What is the interpretation of a 95% confidence interval that contains zero?

  • The sample mean is significantly different from zero
  • The sample size was not large enough to determine a precise estimate of the population parameter
  • There is a 95% chance that the true population parameter is zero
  • There is no significant evidence to suggest that the true population parameter is different from zero
If a 95% confidence interval includes zero, it means that there is no significant evidence to suggest that the true population parameter is different from zero. This is often interpreted in the context of hypothesis testing, where a confidence interval that includes zero implies that we fail to reject the null hypothesis.

What is an interaction effect in regression analysis?

  • It's when one variable has a stronger effect than another
  • It's when the effect of one variable changes based on the level of another variable
  • It's when two variables have no effect on each other
  • It's when two variables have the same effect on the dependent variable
An interaction effect in regression analysis is when the effect of one independent variable on the dependent variable changes based on the level of another independent variable. This is captured by including an interaction term in the regression model.

A 95% confidence interval means that if the same sampling method is repeated many times, then ________% of the confidence intervals will contain the true population parameter.

  • 50
  • 75
  • 90
  • 95
A 95% confidence interval means that if we were to take a large number of samples and calculate the confidence interval for each sample, we would expect the true population parameter to fall within the interval 95% of the time.

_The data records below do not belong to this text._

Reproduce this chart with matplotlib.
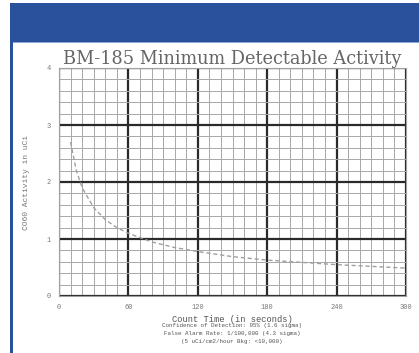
import matplotlib
matplotlib.use("Agg")
import matplotlib.pyplot as plt
from matplotlib.patches import Rectangle
import numpy as np

# values
count_time = [10, 15, 20, 30, 40, 50, 60, 80, 100, 120, 150, 180, 210, 240, 270, 300]
mda = [2.70, 2.20, 1.90, 1.55, 1.34, 1.20, 1.10, 0.95, 0.85, 0.78, 0.69, 0.63, 0.59, 0.55, 0.52, 0.49]
x_ticks = [0, 60, 120, 180, 240, 300]
y_ticks = [0, 1, 2, 3, 4]
notes = ["Confidence of Detection: 95% (1.6 sigma)",
         "False Alarm Rate: 1/100,000 (4.3 sigma)",
         "(5 uCi/cm2/hour Bkg: <10,000)"]

mono = "Liberation Mono"
txt = "#555555"
blue = "#2a519b"

fig = plt.figure(figsize=(4.19, 3.53), dpi=100)
fig.patch.set_facecolor("white")

# blue header band and left border
fig.patches.append(Rectangle((10/419, 311/353), 409/419, 39/353, transform=fig.transFigure,
                             facecolor=blue, edgecolor="none"))
fig.patches.append(Rectangle((10/419, 310/353), 409/419, 1.2/353, transform=fig.transFigure,
                             facecolor="#8fa6d2", edgecolor="none"))
fig.patches.append(Rectangle((10/419, 0), 3/419, 311/353, transform=fig.transFigure,
                             facecolor=blue, edgecolor="none"))

ax = fig.add_axes([59/419, 57/353, 347/419, 228/353])
ax.set_xlim(0, 300)
ax.set_ylim(0, 4)

# graph paper grid
for xv in np.arange(0, 301, 10):
    major = xv % 60 == 0
    ax.axvline(xv, color="#2a2a2a" if major else "#a8a8a8", lw=1.6 if major else 0.7, zorder=1)
for yv in np.arange(0, 4.01, 0.2):
    major = abs(yv - round(yv)) < 1e-6
    ax.axhline(yv, color="#2a2a2a" if major else "#a8a8a8", lw=1.6 if major else 0.7, zorder=1)

ax.plot(count_time, mda, color="#a0a0a0", lw=1, ls=(0, (3, 2)), zorder=3)

for s in ax.spines.values():
    s.set_color("#a0a0a0")
    s.set_linewidth(0.8)

ax.set_xticks(x_ticks)
ax.set_yticks(y_ticks)
ax.tick_params(length=0, labelsize=5, labelcolor="#777777", pad=6)
for lab in ax.get_xticklabels() + ax.get_yticklabels():
    lab.set_family(mono)

ax.set_title("BM-185 Minimum Detectable Activity", family="DejaVu Serif", fontsize=12.8,
             color="#666666", pad=3)
ax.set_ylabel("CO60 Activity in uCi", family=mono, fontsize=5.8, color="#777777", labelpad=12)
ax.set_xlabel("Count Time (in seconds)", family=mono, fontsize=6.3, color=txt, labelpad=3)

for i, line in enumerate(notes):
    fig.text(232/419, 1 - (326 + 8*i)/353, line, family=mono, fontsize=4.2,
             color=txt, ha="center", va="center")

fig.savefig("out.png", dpi=100, facecolor="white")
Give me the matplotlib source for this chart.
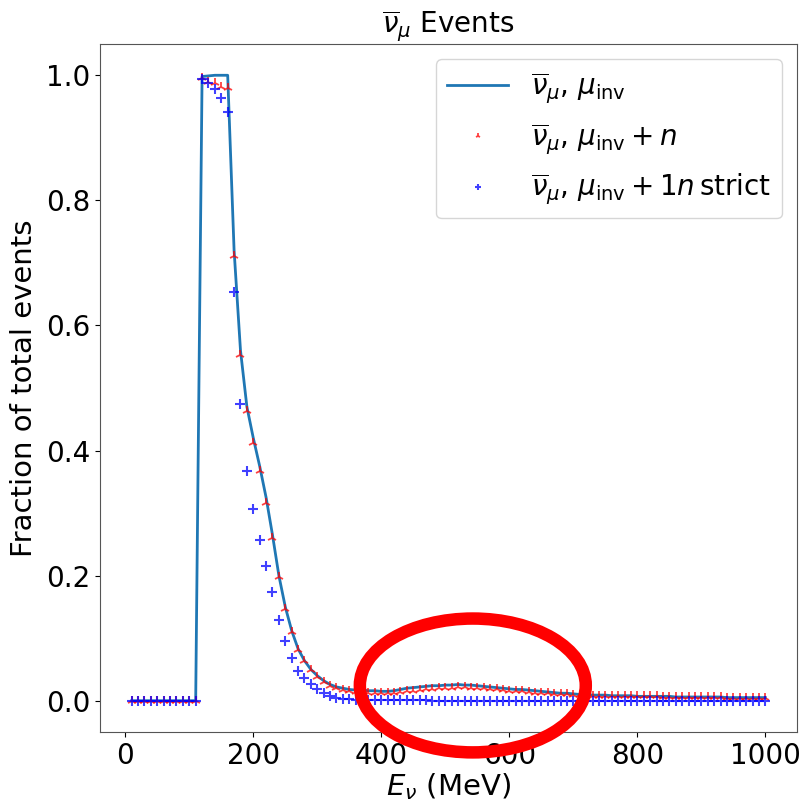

What is the significance of 'distance measures' in cluster analysis?

  • Distance measures determine the similarities or differences between data points
  • Distance measures help in determining the shape of the clusters
  • Distance measures help in visualizing the clusters
  • Distance measures indicate the number of clusters
Distance measures, like Euclidean distance or Manhattan distance, play a crucial role in cluster analysis. They determine the similarities or differences between data points. They influence how the clusters will be formed, as the most similar or closest data points get clustered together.

In what situations is Spearman's rank correlation preferred over Pearson's correlation?

  • All of the above
  • When the data contains outliers
  • When the relationship between variables is nonlinear
  • When the variables are not normally distributed
Spearman's rank correlation coefficient is a nonparametric measure of rank correlation. It's preferred over Pearson's correlation when the variables are not normally distributed, the relationship is nonlinear, or the data contains outliers. It assesses how well an arbitrary monotonic function could describe the relationship between two variables, without making any assumptions about the frequency distribution of the variables.

A __________ is the difference between the observed value and the predicted value of the response variable in regression analysis.

  • Coefficient
  • Error term
  • Outlier
  • Residual
In the context of regression analysis, the difference between the observed value and the predicted value of the response variable is called a "residual".

The ________ distribution is a discrete probability distribution that expresses the probability of a given number of events occurring in a fixed interval of time or space.

  • Exponential
  • Gaussian
  • Poisson
  • Uniform
The Poisson distribution is a discrete probability distribution that expresses the probability of a given number of events occurring in a fixed interval of time or space if these events occur with a known constant mean rate and independently of the time since the last event.